The electronic throttle was introduced by BMW in 1988. Like a conventional throttle system, it controls the flow of air into the engine. Today, every new Toyota vehicle sold in the US uses drive-by-wire. The systems cost less to install on the assembly line and increase the efficiency of the vehicle. The operations of the systems are opaque to consumers, as are potential failures.
In a worst-case scenario, consultant Anderson says, stray electrical voltages, electromagnetic signals or bad sensor readings could cause an undetectable error within the car's network of up to 70 microprocessors, setting off an unpredictable chain of reactions. One of those, he said, could be a command to completely open the throttle.
The auto industry has battled allegations of electronic defects in sudden-acceleration lawsuits for more than two decades, arguing that they are not caused by any vehicle defect.
Richard Schmidt, a former University of California, Los Angeles, psychology professor and consultant specialising in human motor skills, said the problem almost always lies with drivers who step on the wrong pedal.
"When the driver says they have their foot on the brake, they are just plain wrong," Schmidt said. "The human motor system is not perfect and it doesn't always do what it is told."
To be sure, the complaints by Toyota and Lexus owners about sudden acceleration involve a tiny share of the company's vehicles on the road.
But runaway acceleration represents a high proportion of the complaints filed by consumers about Toyota in federal databases.
Critics say NHTSA hasn't kept pace with technological changes.
The auto industry has undergone a technological revolution in the past decade, and today about 25 per cent of a vehicle's price reflects its electronics content. Nonetheless, NHTSA has adopted few, if any, standards for designing or testing vehicle electronics, according to industry officials. The agency's two-page safety standard for accelerators was adopted in 1973.
Dale Kardos, who runs a consulting company that helps automakers with regulatory issues, said that manufacturers have repeatedly tried to get that standard updated because they fear they can no longer comply. "The industry would like to see standards written to reflect modern technology," Kardos said.

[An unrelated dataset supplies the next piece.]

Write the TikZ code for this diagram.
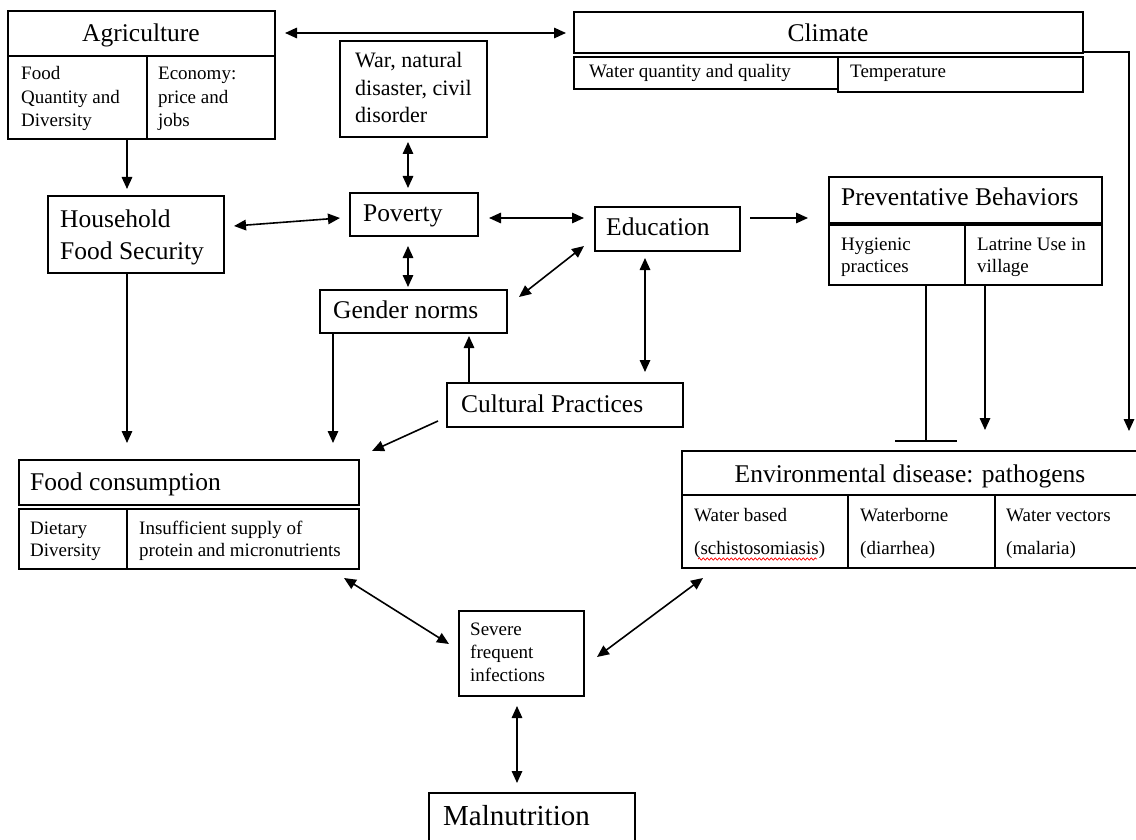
\documentclass[tikz,border=0pt]{standalone}
\usepackage{fontspec}
\setmainfont{Liberation Serif}
\usetikzlibrary{arrows.meta,fit,decorations.pathmorphing}
\newcommand\fT{\fontsize{25.5}{30}\selectfont}
\newcommand\fS{\fontsize{19}{23}\selectfont}
\newcommand\fW{\fontsize{22}{27}\selectfont}
\newcommand\fM{\fontsize{29}{34}\selectfont}
\tikzset{
  box/.style={draw, line width=1.6pt, inner sep=0pt, fit={#1}},
  tl/.style={anchor=base west, inner sep=0pt, font=\fT},
  tc/.style={anchor=base, inner sep=0pt, font=\fT},
  sl/.style={anchor=base west, inner sep=0pt, font=\fS},
  wl/.style={anchor=base west, inner sep=0pt, font=\fW},
  con/.style={line width=1.6pt},
  arr/.style={con, -{Triangle[length=12pt,width=10.5pt]}},
  darr/.style={con, {Triangle[length=12pt,width=10.5pt]}-{Triangle[length=12pt,width=10.5pt]}},
}
\begin{document}
\begin{tikzpicture}[x=1pt,y=-1pt]
\useasboundingbox (0,0) rectangle (1136,840);
% Agriculture
\node[box={(8,11)(275,56)}] (agri) {};
\node[box={(8,56)(147,139)}] (agrifood) {};
\node[box={(147,56)(275,139)}] (agriecon) {};
\node[tc] (agrit) at (141,42) {Agriculture};
\node[sl] (af1) at (21,80) {Food};
\node[sl] (af2) at (21,103.5) {Quantity and};
\node[sl] (af3) at (21,127) {Diversity};
\node[sl] (ae1) at (158,80) {Economy:};
\node[sl] (ae2) at (158,103.5) {price and};
\node[sl] (ae3) at (158,127) {jobs};
% War
\node[box={(340,41)(487,137)}] (war) {};
\node[wl] (w1) at (355,68) {War, natural};
\node[wl] (w2) at (355,95.5) {disaster, civil};
\node[wl] (w3) at (355,123) {disorder};
% Climate
\node[box={(574,12)(1083,53)}] (clim) {};
\node[box={(574,57)(838,89)}] (climw) {};
\node[box={(838,57)(1083,92)}] (climt) {};
\node[tc] (climtx) at (828,42) {Climate};
\node[sl] (cw) at (589,78) {Water quantity and quality};
\node[sl] (ct) at (850,78) {Temperature};
% Household
\node[box={(48,196)(224,273)}] (house) {};
\node[tl] (h1) at (60,227) {Household};
\node[tl] (h2) at (60,259) {Food Security};
% Poverty
\node[box={(350,193)(478,236)}] (pov) {};
\node[tl] (povt) at (363,222) {Poverty};
% Education
\node[box={(595,207)(740,251)}] (edu) {};
\node[tl] (edut) at (606,236) {Education};
% Gender norms
\node[box={(320,290)(507,333)}] (gen) {};
\node[tl] (gent) at (333,318) {Gender norms};
% Cultural practices
\node[box={(447,383)(683,427)}] (cult) {};
\node[tl] (cultt) at (461,412) {Cultural Practices};
% Preventative behaviors
\node[box={(829,177)(1102,223)}] (prev) {};
\node[box={(829,225)(965,285)}] (prevh) {};
\node[box={(965,225)(1102,285)}] (prevl) {};
\node[tl] (prevt) at (841,206) {Preventative Behaviors};
\node[sl] (ph1) at (841,250) {Hygienic};
\node[sl] (ph2) at (841,272) {practices};
\node[sl] (pl1) at (977,250) {Latrine Use in};
\node[sl] (pl2) at (977,272) {village};
% Food consumption
\node[box={(19,460)(359,505)}] (food) {};
\node[box={(19,509)(127,569)}] (foodd) {};
\node[box={(127,509)(359,569)}] (foodi) {};
\node[tl] (foodt) at (30,490) {Food consumption};
\node[sl] (fd1) at (30,534) {Dietary};
\node[sl] (fd2) at (30,556) {Diversity};
\node[sl] (fi1) at (139,534) {Insufficient supply of};
\node[sl] (fi2) at (139,556) {protein and micronutrients};
% Environmental disease
\node[box={(682,451)(1142,495)}] (env) {};
\node[box={(682,495)(848,568)}] (envb) {};
\node[box={(848,495)(995,568)}] (envw) {};
\node[box={(995,495)(1142,568)}] (envv) {};
\node[tc] (envt) at (910,482) {Environmental disease: pathogens};
\node[sl] (eb1) at (694,521) {Water based};
\node[sl] (eb2) at (694,554) {(schistosomiasis)};
\node[sl] (ew1) at (860,521) {Waterborne};
\node[sl] (ew2) at (860,554) {(diarrhea)};
\node[sl] (ev1) at (1006,521) {Water vectors};
\node[sl] (ev2) at (1006,554) {(malaria)};
\coordinate (sq1) at (698,559);
\coordinate (sq2) at (817,559);
\draw[red, line width=0.7pt, decorate, decoration={snake, amplitude=1.2pt, segment length=4pt}] (sq1) -- (sq2);
% Severe frequent infections
\node[box={(459,611)(584,696)}] (sev) {};
\node[sl] (s1) at (470,635) {Severe};
\node[sl] (s2) at (470,658) {frequent};
\node[sl] (s3) at (470,681) {infections};
% Malnutrition
\node[box={(429,793)(635,850)}] (mal) {};
\node[anchor=base west, inner sep=0pt, font=\fM] (malt) at (443,825) {Malnutrition};
% connector end points
\coordinate (a1) at (285,33);   \coordinate (a2) at (566,33);
\coordinate (b1) at (127,139);  \coordinate (b2) at (127,189);
\coordinate (c1) at (408,142);  \coordinate (c2) at (408,188);
\coordinate (d1) at (234,226);  \coordinate (d2) at (340,218);
\coordinate (e1) at (489,218);  \coordinate (e2) at (584,218);
\coordinate (f1) at (408,246);  \coordinate (f2) at (408,287);
\coordinate (g1) at (519,297);  \coordinate (g2) at (584,246);
\coordinate (h1a) at (750,218); \coordinate (h2a) at (808,218);
\coordinate (i1) at (645,258);  \coordinate (i2) at (645,372);
\coordinate (j1) at (469,383);  \coordinate (j2) at (469,336);
\coordinate (k1) at (127,273);  \coordinate (k2) at (127,443);
\coordinate (l1) at (333,333);  \coordinate (l2) at (333,443);
\coordinate (m1) at (438,421);  \coordinate (m2) at (372,451);
\coordinate (n1) at (926,285);  \coordinate (n2) at (926,441);
\coordinate (nb1) at (895,441); \coordinate (nb2) at (957,441);
\coordinate (o1) at (985,285);  \coordinate (o2) at (985,430);
\coordinate (p1) at (1083,52);  \coordinate (p2) at (1129,52); \coordinate (p3) at (1129,431);
\coordinate (q1) at (344,578);  \coordinate (q2) at (449,644);
\coordinate (r1) at (597,657);  \coordinate (r2) at (703,578);
\coordinate (t1) at (517,706);  \coordinate (t2) at (517,783);
% connectors
\draw[darr] (a1) -- (a2);
\draw[arr] (b1) -- (b2);
\draw[darr] (c1) -- (c2);
\draw[darr] (d1) -- (d2);
\draw[darr] (e1) -- (e2);
\draw[darr] (f1) -- (f2);
\draw[darr] (g1) -- (g2);
\draw[arr] (h1a) -- (h2a);
\draw[darr] (i1) -- (i2);
\draw[arr] (j1) -- (j2);
\draw[arr] (k1) -- (k2);
\draw[arr] (l1) -- (l2);
\draw[arr] (m1) -- (m2);
\draw[con] (n1) -- (n2);
\draw[con] (nb1) -- (nb2);
\draw[arr] (o1) -- (o2);
\draw[arr] (p1) -- (p2) -- (p3);
\draw[darr] (q1) -- (q2);
\draw[darr] (r1) -- (r2);
\draw[darr] (t1) -- (t2);
\end{tikzpicture}
\end{document}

Instead, independent organisations and the industry itself are setting standards and developing safety policies. The International Organisation for Standardisation, a non-governmental group that sets industrial standards, recently introduced a new standard for automakers to protect vehicle electronics.
Standards
"Manufacturers' standards are far above the regulatory standards," said Ian Harvey, TRW Automotive Holdings' executive lead for electro-mechanical compatibility. "You wouldn't want somebody to make a cell phone call and the air bag goes off. That potentially could happen if you didn't take the proper precautions."
Despite the huge increase in complexity, when NHTSA investigators conduct field tests of alleged malfunctions of Toyota throttle systems, they rarely have done more than drive suspect vehicles for a few miles, test the brakes and plug a diagnostic tool into their onboard computers to look for error codes, investigation records show.
Michael Pecht, a professor of mechanical engineering at the University of Maryland who has studied sudden acceleration for 10 years, said it's nearly impossible to replicate an electronic control system fault simply by driving a short distance. "These are not things that occur every day. If it occurred a lot, you could track it down. If it occurs once in 10,000 trips, then it is difficult to find," he said.
Toyota announced on Wednesday that it had developed a series of fixes to prevent floor mats from causing sudden acceleration.
Independent auto safety experts said that although Toyota's fixes will help reduce the problem, it has not got to the root. "These incidents are coming in left and right where you can't blame the floor mats," said Sean Kane, president of the consulting company Safety Research and Strategies. "So they are chipping away at a problem that is widespread and complicated without having to unravel a root cause that could be very expensive."